*UPDATE* – Arthur Gould has informed me, as of CS6, Photoshop does support multiple layers and other basic tools in 32 bit mode. Converting your image to 32 bit for editing is currently the recommended workflow.
An Industry Standard
Anyone investigating sRGB color space inconsistencies¹ long enough will eventually reach the ultimate bit of irony. Photoshop (the industry standard image manipulation tool) handles all of its blending math completely wrong. This is actually well known among graphics professionals, but the issue is slightly technical, so the vast majority of Photoshop users don’t understand the implications.
I have constructed an image that Photoshop fails miserably at downsizing². Instead of producing a smaller version of the image, Photoshop just outputs gray.
The image on the left is the correct result, the image on the right is Photoshop’s output. If you don’t believe me, try it out yourself. Load this image into Photoshop and downsize it by 50%. See? Now, what exactly is going on?
If we take a half black, half white image and resize it down to a 1×1 pixel, we would expect to get a value halfway between the two, the average.

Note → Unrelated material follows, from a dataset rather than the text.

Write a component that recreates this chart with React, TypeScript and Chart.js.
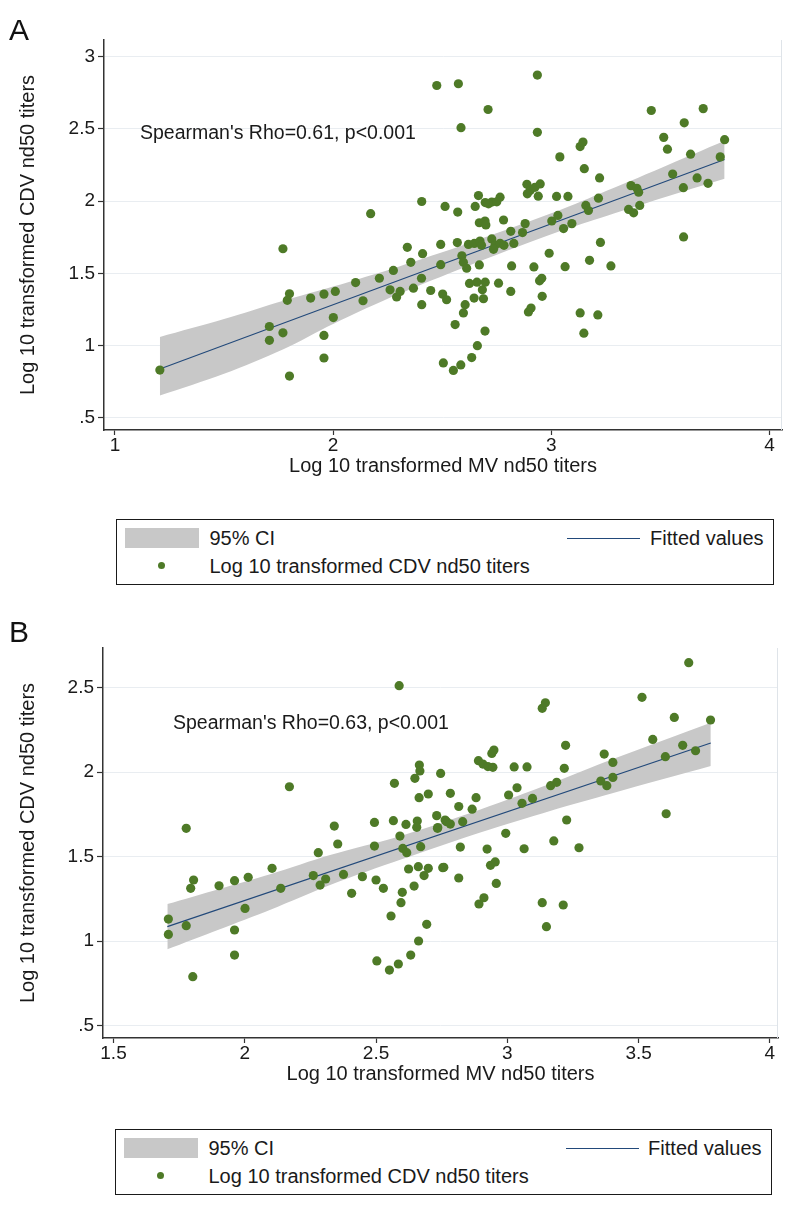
import React, { useEffect, useRef } from "react";
import { Chart, registerables } from "chart.js";
Chart.register(...registerables);

// ---------- Panel A data ----------
const aX = [2.475, 2.406, 2.513, 2.172, 1.770, 2.340, 2.410, 2.493, 2.356, 2.493, 2.276, 2.212, 2.405, 2.103, 2.261, 2.291, 2.307, 2.368, 2.447, 2.502, 2.520, 2.406, 2.137, 2.010, 1.958, 1.897, 1.800, 1.790, 2.001, 1.708, 1.708, 1.770, 1.958, 1.958, 1.800, 1.206, 2.505,
  2.936, 2.574, 2.710, 2.586, 2.936, 3.458, 3.696, 3.609, 3.515, 3.532, 3.638, 3.794, 3.774, 3.556, 3.668, 3.605, 3.718, 3.606, 3.132, 3.145, 3.039, 3.151, 3.221, 3.365, 3.400, 3.392, 3.354, 3.377, 3.405, 3.216, 3.158, 3.170, 3.024, 3.076, 2.888, 2.903, 2.925, 2.949, 2.940, 2.890, 3.002, 3.030, 3.056, 3.094, 2.880, 2.868, 2.814, 2.781, 2.828, 2.765, 2.727, 2.712, 2.666, 2.651, 2.571, 2.697, 2.750, 2.670, 2.696, 2.700, 2.569, 2.620, 2.647, 2.673, 2.680, 2.727, 2.742, 2.765, 2.783, 2.735, 2.590, 2.597, 2.612, 2.670, 2.818, 2.920, 2.990, 3.063, 3.175, 3.225, 3.273, 2.625, 2.659, 2.697, 2.684, 2.758, 2.814, 2.946, 2.956, 2.958, 2.646, 2.689, 2.605, 2.597, 2.559, 2.696, 2.895, 2.907, 3.132, 3.213, 3.149, 2.661, 2.635, 2.551, 2.585];
const aY = [2.800, 1.997, 1.963, 1.913, 1.670, 1.680, 1.636, 1.700, 1.576, 1.560, 1.520, 1.466, 1.466, 1.436, 1.386, 1.336, 1.375, 1.397, 1.381, 1.356, 1.317, 1.283, 1.310, 1.375, 1.356, 1.329, 1.358, 1.313, 1.194, 1.132, 1.036, 1.088, 1.070, 0.914, 0.789, 0.830, 0.880,
  2.872, 2.812, 2.634, 2.508, 2.476, 2.627, 2.640, 2.542, 2.441, 2.359, 2.325, 2.425, 2.306, 2.187, 2.160, 2.093, 2.123, 1.752, 2.377, 2.409, 2.306, 2.224, 2.160, 2.107, 2.061, 2.089, 1.942, 1.919, 1.970, 2.020, 1.970, 1.935, 2.032, 2.032, 2.116, 2.073, 2.095, 2.119, 2.034, 2.050, 1.862, 1.901, 1.810, 1.844, 1.844, 1.782, 1.791, 1.869, 1.707, 2.027, 1.993, 1.981, 2.038, 1.963, 1.924, 1.990, 1.995, 1.850, 1.862, 1.835, 1.713, 1.700, 1.707, 1.723, 1.695, 1.738, 1.694, 1.708, 1.694, 1.666, 1.621, 1.576, 1.535, 1.558, 1.551, 1.544, 1.639, 1.546, 1.590, 1.714, 1.551, 1.430, 1.439, 1.439, 1.386, 1.432, 1.375, 1.448, 1.466, 1.341, 1.329, 1.324, 1.283, 1.226, 1.145, 1.100, 1.233, 1.260, 1.226, 1.212, 1.086, 0.999, 0.917, 0.828, 0.866];
const aFitX = [1.206, 3.794];
const aFitY = [0.838, 2.288];
const aBandX = [1.206, 1.5, 1.772, 2.0, 2.3, 2.6, 3.0, 3.224, 3.5, 3.794];
const aBandLo = [0.654, 0.805, 0.975, 1.150, 1.356, 1.541, 1.771, 1.883, 2.018, 2.155];
const aBandHi = [1.059, 1.183, 1.310, 1.408, 1.546, 1.697, 1.915, 2.053, 2.228, 2.418];
const aXTicks = [1, 2, 3, 4];
const aYTicks = [0.5, 1, 1.5, 2, 2.5, 3];

// ---------- Panel B data ----------
const bX = [2.588, 2.665, 2.667, 2.648, 2.746, 2.570, 2.170, 2.664, 2.699, 1.777, 2.341, 2.494, 2.566, 2.614, 2.657, 2.655, 2.731, 2.734, 2.769, 2.354, 2.494, 2.591, 2.602, 2.617, 2.670, 2.280, 2.104, 2.624, 2.661, 2.699, 2.754, 2.683, 2.261, 2.308, 2.287, 2.376, 2.448, 2.500, 2.528, 2.645, 2.407, 2.600, 2.595, 2.557, 2.693, 2.662, 2.632, 2.503, 2.551, 2.585, 2.137, 2.013, 1.961, 1.902, 1.805, 1.794, 2.001, 1.961, 1.961, 1.802, 1.709, 1.709, 1.777,
  3.691, 3.513, 3.636, 3.774, 3.554, 3.602, 3.668, 3.717, 3.605, 3.133, 3.145, 3.222, 3.217, 3.369, 3.402, 3.356, 3.379, 3.402, 3.165, 3.188, 3.226, 3.177, 3.273, 3.026, 3.075, 3.005, 3.037, 3.056, 3.096, 2.994, 3.064, 2.890, 2.907, 2.926, 2.945, 2.941, 2.949, 2.783, 2.881, 2.815, 2.866, 2.763, 2.783, 2.830, 2.821, 2.923, 2.936, 2.954, 2.958, 2.815, 2.758, 2.892, 2.911, 3.133, 3.213, 3.149, 2.735];
const bY = [2.512, 2.042, 2.007, 1.964, 1.993, 1.934, 1.914, 1.849, 1.871, 1.668, 1.681, 1.703, 1.713, 1.691, 1.711, 1.674, 1.743, 1.668, 1.707, 1.575, 1.563, 1.622, 1.549, 1.524, 1.559, 1.524, 1.431, 1.427, 1.441, 1.431, 1.435, 1.388, 1.388, 1.368, 1.332, 1.395, 1.382, 1.362, 1.313, 1.326, 1.283, 1.289, 1.228, 1.149, 1.100, 1.001, 0.918, 0.883, 0.829, 0.865, 1.313, 1.378, 1.358, 1.328, 1.362, 1.313, 1.194, 1.066, 0.918, 0.790, 1.131, 1.040, 1.092,
  2.648, 2.443, 2.324, 2.309, 2.194, 2.092, 2.159, 2.127, 1.754, 2.378, 2.411, 2.159, 2.023, 2.107, 2.058, 1.948, 1.920, 1.969, 1.920, 1.940, 1.717, 1.593, 1.553, 2.031, 2.031, 1.865, 1.908, 1.816, 1.845, 1.638, 1.547, 2.068, 2.048, 2.033, 2.029, 2.111, 2.131, 1.875, 1.849, 1.797, 1.781, 1.717, 1.693, 1.707, 1.557, 1.545, 1.449, 1.469, 1.342, 1.374, 1.437, 1.220, 1.257, 1.228, 1.214, 1.086, 1.672];
const bFitX = [1.705, 3.775];
const bFitY = [1.086, 2.173];
const bBandX = [1.705, 1.9, 2.1, 2.325, 2.6, 2.9, 3.163, 3.4, 3.775];
const bBandLo = [0.952, 1.068, 1.188, 1.333, 1.486, 1.645, 1.771, 1.876, 2.037];
const bBandHi = [1.220, 1.308, 1.398, 1.510, 1.626, 1.781, 1.931, 2.076, 2.293];
const bXTicks = [1.5, 2, 2.5, 3, 3.5, 4];
const bYTicks = [0.5, 1, 1.5, 2, 2.5];

const FONT = "'Liberation Sans', Arial, sans-serif";
const POINT = "#4e7a27";
const BAND = "#c8c8c8";
const FIT = "#22497a";
const TEXT = "#1a1a1a";

const fmt = (v: number) => (v < 1 ? String(v).replace(/^0/, "") : String(v));
const pts = (xs: number[], ys: number[]) => xs.map((x, i) => ({ x, y: ys[i] }));

const frame = {
  id: "frame",
  beforeDatasetsDraw(chart: any) {
    const { ctx, chartArea: a } = chart;
    ctx.save();
    ctx.strokeStyle = "#dfe4e9";
    ctx.lineWidth = 1;
    ctx.beginPath();
    ctx.moveTo(a.right - 0.5, a.top);
    ctx.lineTo(a.right - 0.5, a.bottom);
    ctx.stroke();
    ctx.restore();
  },
};

type PanelCfg = {
  xs: number[]; ys: number[];
  fitX: number[]; fitY: number[];
  bandX: number[]; bandLo: number[]; bandHi: number[];
  xTicks: number[]; yTicks: number[];
  xMin: number; xMax: number; yMin: number; yMax: number;
  yAxisWidth: number; padRight: number;
};

function Panel({ cfg, top }: { cfg: PanelCfg; top: number }) {
  const ref = useRef<HTMLCanvasElement>(null);
  useEffect(() => {
    if (!ref.current) return;
    const chart = new Chart(ref.current, {
      type: "line",
      data: {
        datasets: [
          {
            label: "Log 10 transformed CDV nd50 titers",
            data: pts(cfg.xs, cfg.ys),
            showLine: false,
            pointRadius: 4.6,
            pointBackgroundColor: POINT,
            pointBorderColor: POINT,
            pointBorderWidth: 0,
          } as any,
          {
            label: "Fitted values",
            data: pts(cfg.fitX, cfg.fitY),
            borderColor: FIT,
            borderWidth: 1.1,
            pointRadius: 0,
            fill: false,
          },
          {
            label: "95% CI",
            data: pts(cfg.bandX, cfg.bandHi),
            borderWidth: 0,
            borderColor: BAND,
            pointRadius: 0,
            backgroundColor: BAND,
            fill: "+1",
            tension: 0.3,
          },
          {
            label: "lo",
            data: pts(cfg.bandX, cfg.bandLo),
            borderWidth: 0,
            borderColor: BAND,
            pointRadius: 0,
            fill: false,
            tension: 0.3,
          },
        ],
      },
      options: {
        animation: false,
        responsive: false,
        events: [],
        layout: { padding: { top: 40, right: cfg.padRight, left: 0, bottom: 0 } },
        plugins: { legend: { display: false }, tooltip: { enabled: false } },
        scales: {
          x: {
            type: "linear",
            min: cfg.xMin,
            max: cfg.xMax,
            afterBuildTicks: (s: any) => { s.ticks = cfg.xTicks.map((v) => ({ value: v })); },
            afterFit: (s: any) => { s.height = 90; },
            ticks: {
              font: { family: FONT, size: 19 },
              color: TEXT,
              padding: -1,
              maxRotation: 0,
              autoSkip: false,
              callback: (v: any) => fmt(Number(v)),
            },
            grid: { drawOnChartArea: false, drawTicks: true, tickLength: 5, tickColor: "#333", tickWidth: 1.2 },
            border: { display: true, color: "#333", width: 1.5 },
            title: {
              display: true,
              text: "Log 10 transformed MV nd50 titers",
              font: { family: FONT, size: 20 },
              color: TEXT,
              padding: { top: 0, bottom: 42 },
            },
          },
          y: {
            type: "linear",
            min: cfg.yMin,
            max: cfg.yMax,
            afterBuildTicks: (s: any) => { s.ticks = cfg.yTicks.map((v) => ({ value: v })); },
            afterFit: (s: any) => { s.width = cfg.yAxisWidth; },
            ticks: {
              font: { family: FONT, size: 19 },
              color: TEXT,
              padding: 3,
              autoSkip: false,
              callback: (v: any) => fmt(Number(v)),
            },
            grid: { color: "#e9edf1", lineWidth: 1, drawTicks: true, tickLength: 6, tickColor: "#333", tickWidth: 1.2 },
            border: { display: true, color: "#333", width: 1.5 },
            title: {
              display: true,
              text: "Log 10 transformed CDV nd50 titers",
              font: { family: FONT, size: 20 },
              color: TEXT,
              padding: { top: 16, bottom: 0 },
            },
          },
        },
      },
      plugins: [frame],
    } as any);
    return () => chart.destroy();
  }, [cfg]);
  return (
    <canvas
      ref={ref}
      width={800}
      height={520}
      style={{ position: "absolute", left: 0, top, width: 800, height: 520, display: "block" }}
    />
  );
}

function Legend({ top, left, width }: { top: number; left: number; width: number }) {
  const txt: React.CSSProperties = {
    position: "absolute",
    fontFamily: FONT,
    fontSize: 20,
    lineHeight: "24px",
    color: TEXT,
    whiteSpace: "nowrap",
  };
  return (
    <div
      style={{
        position: "absolute",
        left,
        top,
        width,
        height: 66,
        border: "1.5px solid #1a1a1a",
        boxSizing: "border-box",
        background: "#fff",
      }}
    >
      <div style={{ position: "absolute", left: 7.5, top: 7.5, width: 74, height: 20, background: BAND }} />
      <span style={{ ...txt, left: 92.5, top: 6 }}>95% CI</span>
      <div style={{ position: "absolute", left: 449.5, top: 17.5, width: 73, height: 1.4, background: FIT }} />
      <span style={{ ...txt, right: 9.5, top: 6 }}>Fitted values</span>
      <div style={{ position: "absolute", left: 41, top: 42, width: 7, height: 7, borderRadius: "50%", background: POINT }} />
      <span style={{ ...txt, left: 92.5, top: 33.5 }}>Log 10 transformed CDV nd50 titers</span>
    </div>
  );
}

const cfgA: PanelCfg = {
  xs: aX, ys: aY, fitX: aFitX, fitY: aFitY, bandX: aBandX, bandLo: aBandLo, bandHi: aBandHi,
  xTicks: aXTicks, yTicks: aYTicks, xMin: 0.95, xMax: 4.057, yMin: 0.4155, yMax: 3.115,
  yAxisWidth: 104, padRight: 18,
};
const cfgB: PanelCfg = {
  xs: bX, ys: bY, fitX: bFitX, fitY: bFitY, bandX: bBandX, bandLo: bBandLo, bandHi: bBandHi,
  xTicks: bXTicks, yTicks: bYTicks, xMin: 1.46, xMax: 4.031, yMin: 0.427, yMax: 2.735,
  yAxisWidth: 103, padRight: 22,
};

export default function App() {
  const note: React.CSSProperties = {
    position: "absolute",
    fontFamily: FONT,
    fontSize: 19.5,
    lineHeight: "22px",
    color: TEXT,
    whiteSpace: "nowrap",
  };
  const letter: React.CSSProperties = {
    position: "absolute",
    fontFamily: FONT,
    fontSize: 30,
    lineHeight: "30px",
    color: "#111",
  };
  return (
    <div style={{ position: "absolute", left: 0, top: 0, width: 800, height: 1211, background: "#fff", overflow: "hidden" }}>
      <Panel cfg={cfgA} top={0} />
      <Panel cfg={cfgB} top={608} />
      <span style={{ ...letter, left: 9, top: 15 }}>A</span>
      <span style={{ ...letter, left: 9, top: 617 }}>B</span>
      <span style={{ ...note, left: 140, top: 121 }}>Spearman's Rho=0.61, p&lt;0.001</span>
      <span style={{ ...note, left: 173, top: 711 }}>Spearman's Rho=0.63, p&lt;0.001</span>
      <Legend top={519} left={116} width={658} />
      <Legend top={1129} left={115} width={657} />
    </div>
  );
}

What Photoshop gives us as halfway between (0,0,0) and (255,255,255) is (128,128,128). This answer is wrong. Remember, these numbers are encoded in sRGB space. If we were to properly decode the numbers to linear space, take the average, and re-encode them, we would find the correct result to be (187,187,187). Photoshop gives us an image that is considerably darker than it should be.

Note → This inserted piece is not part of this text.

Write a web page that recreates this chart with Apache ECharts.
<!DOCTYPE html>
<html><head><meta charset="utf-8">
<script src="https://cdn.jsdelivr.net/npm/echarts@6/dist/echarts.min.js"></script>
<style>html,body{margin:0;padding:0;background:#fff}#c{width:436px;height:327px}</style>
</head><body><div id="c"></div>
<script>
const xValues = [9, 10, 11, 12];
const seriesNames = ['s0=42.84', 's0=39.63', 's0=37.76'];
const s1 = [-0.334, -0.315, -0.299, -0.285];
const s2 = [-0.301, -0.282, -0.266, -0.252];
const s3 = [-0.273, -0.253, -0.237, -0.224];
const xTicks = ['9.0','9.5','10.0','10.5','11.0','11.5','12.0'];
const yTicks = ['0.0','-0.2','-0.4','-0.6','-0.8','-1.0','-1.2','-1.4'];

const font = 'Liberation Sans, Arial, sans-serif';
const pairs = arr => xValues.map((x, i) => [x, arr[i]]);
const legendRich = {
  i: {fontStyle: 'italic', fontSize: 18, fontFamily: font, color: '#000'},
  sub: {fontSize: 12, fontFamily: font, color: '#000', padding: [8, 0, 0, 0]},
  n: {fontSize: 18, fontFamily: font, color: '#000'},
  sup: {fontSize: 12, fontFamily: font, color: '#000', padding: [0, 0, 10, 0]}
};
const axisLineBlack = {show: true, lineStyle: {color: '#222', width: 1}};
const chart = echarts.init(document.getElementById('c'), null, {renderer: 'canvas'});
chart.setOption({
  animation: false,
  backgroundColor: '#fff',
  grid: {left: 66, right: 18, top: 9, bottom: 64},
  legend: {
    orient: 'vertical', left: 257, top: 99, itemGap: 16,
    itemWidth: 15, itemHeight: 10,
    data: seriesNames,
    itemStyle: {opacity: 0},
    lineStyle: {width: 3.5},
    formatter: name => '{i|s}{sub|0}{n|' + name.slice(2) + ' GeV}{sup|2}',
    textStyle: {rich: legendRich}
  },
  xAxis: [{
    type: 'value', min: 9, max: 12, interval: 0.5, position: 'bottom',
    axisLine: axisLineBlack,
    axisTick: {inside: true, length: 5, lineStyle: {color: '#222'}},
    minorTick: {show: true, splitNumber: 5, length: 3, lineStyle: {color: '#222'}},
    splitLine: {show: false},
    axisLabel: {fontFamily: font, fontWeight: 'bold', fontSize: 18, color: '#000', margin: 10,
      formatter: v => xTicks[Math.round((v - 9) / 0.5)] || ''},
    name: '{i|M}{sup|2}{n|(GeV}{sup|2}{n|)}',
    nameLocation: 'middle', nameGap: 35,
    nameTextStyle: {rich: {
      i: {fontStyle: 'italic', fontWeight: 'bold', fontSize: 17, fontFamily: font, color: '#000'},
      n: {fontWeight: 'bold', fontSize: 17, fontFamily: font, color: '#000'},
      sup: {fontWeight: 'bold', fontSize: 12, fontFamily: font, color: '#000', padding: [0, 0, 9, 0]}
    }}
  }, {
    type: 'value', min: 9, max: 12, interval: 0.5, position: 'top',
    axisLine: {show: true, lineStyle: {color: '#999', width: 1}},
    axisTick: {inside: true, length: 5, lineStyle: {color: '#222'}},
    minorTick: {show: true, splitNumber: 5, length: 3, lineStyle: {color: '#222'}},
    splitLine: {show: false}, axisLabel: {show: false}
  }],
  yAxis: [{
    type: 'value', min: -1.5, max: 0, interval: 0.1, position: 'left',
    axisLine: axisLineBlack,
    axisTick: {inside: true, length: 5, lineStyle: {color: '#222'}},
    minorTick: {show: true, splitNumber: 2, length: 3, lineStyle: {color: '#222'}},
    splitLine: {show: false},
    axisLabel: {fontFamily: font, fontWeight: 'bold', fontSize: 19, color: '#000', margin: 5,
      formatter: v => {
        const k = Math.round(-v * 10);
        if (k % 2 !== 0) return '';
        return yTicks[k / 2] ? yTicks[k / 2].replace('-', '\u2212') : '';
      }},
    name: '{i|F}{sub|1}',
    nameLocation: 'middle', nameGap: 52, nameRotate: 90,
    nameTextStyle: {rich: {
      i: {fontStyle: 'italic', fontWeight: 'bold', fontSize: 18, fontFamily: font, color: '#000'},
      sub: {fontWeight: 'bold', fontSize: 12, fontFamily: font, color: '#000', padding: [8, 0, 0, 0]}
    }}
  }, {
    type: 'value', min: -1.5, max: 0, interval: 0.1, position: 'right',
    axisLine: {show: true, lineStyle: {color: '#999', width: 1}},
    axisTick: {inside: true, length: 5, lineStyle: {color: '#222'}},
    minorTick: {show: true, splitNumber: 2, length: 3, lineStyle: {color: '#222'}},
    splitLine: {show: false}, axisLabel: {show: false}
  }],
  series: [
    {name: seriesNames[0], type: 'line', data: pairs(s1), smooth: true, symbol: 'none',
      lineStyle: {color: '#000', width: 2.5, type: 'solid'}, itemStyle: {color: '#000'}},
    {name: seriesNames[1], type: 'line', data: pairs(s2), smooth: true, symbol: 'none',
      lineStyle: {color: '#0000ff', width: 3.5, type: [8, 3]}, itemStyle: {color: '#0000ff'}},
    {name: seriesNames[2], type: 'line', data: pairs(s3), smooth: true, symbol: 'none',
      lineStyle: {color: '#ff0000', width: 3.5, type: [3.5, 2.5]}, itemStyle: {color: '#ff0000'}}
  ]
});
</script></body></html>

Yes, that’s correct folks, Photoshop can’t resize images correctly.
For the painters in the crowd, what would happen if we took a black brush with 50% opacity and used it on a white background? Will we really get 50% (187)? How about if we used the same brush on a 50% background, will we get 25% (136)?
No, and no, we don’t get the correct values, which means that the brushes themselves are applied non-linearly. Photoshop brushes react very differently to opacity than what we would expect in a gamma correct editor.
Layer blending modes and filter effects also have the same problem. Everything about Photoshop’s blending is broken. We can blame Adobe for overlooking such a serious issue, but hey, most of us never even noticed!
A Partial Solution
For a limited set of cases, we can devise a way to workaround “Photoshop Math™”.
As it turns out, the 32 bit color mode is not in sRGB space because that particular format is intended for use with HDR images and sRGB is only valid in the 0-1 range. HDR images need to extend beyond that. If we want to properly resize an image, we can convert our image’s mode to 32 bit, do our resize, then convert back to 8 bit (using “Exposure and Gamma” with Exposure = 0 and Gamma = 1) . Of course, we can’t use this trick for much more than resizing because Photoshop is completely gimped in 32 bit mode.
*UPDATE* – as stated above, CS6 and beyond has a (mostly) functional 32 bit mode. This is the recommended workflow.
Photoshop actually has the ability to do layer blending in linear space. To turn this “feature” on we need to hit the checkbox labeled “Blend RGB Colors Using Gamma 1.00” in the Edit->Color Settings dialog. In my version, I have to hit “More Options” to see the toggle. Why isn’t this the default setting for layer blending?
While you’re there, change your Gray Working Space to “sGray”, as the default “Dot Gain 20%” is designed for print work³ (and who does that anymore?).
If we want to do anything other than resize or blend layers, we’re out of luck. We can’t even do both in the same file since 32 bit mode doesn’t support layers. Jeez!
*UPDATE* – Again, as of CS6, there is support for multiple layers in 32 bit mode.
Where Do We Go From Here?
Is there an alternative to Photoshop? I’m not so sure. I’ve tried a few other image editors out there and they’ve all had similar problems. Will Adobe fix this? I doubt it. The issue has been known for so long, I’m starting to think they can’t fix it for one reason or another.
If someone is looking to eat Adobe’s lunch, here’s your chance. Give us an image editor with correct linear blending. And while you’re at it, throw in a functional 32 bit mode.
¹ For a better understanding of sRGB and linear color space conversion, I refer you to John Hable’s presentation.
² Inspired by Eric Brasseur’s technique. I’ve uploaded my source code to produce the image here.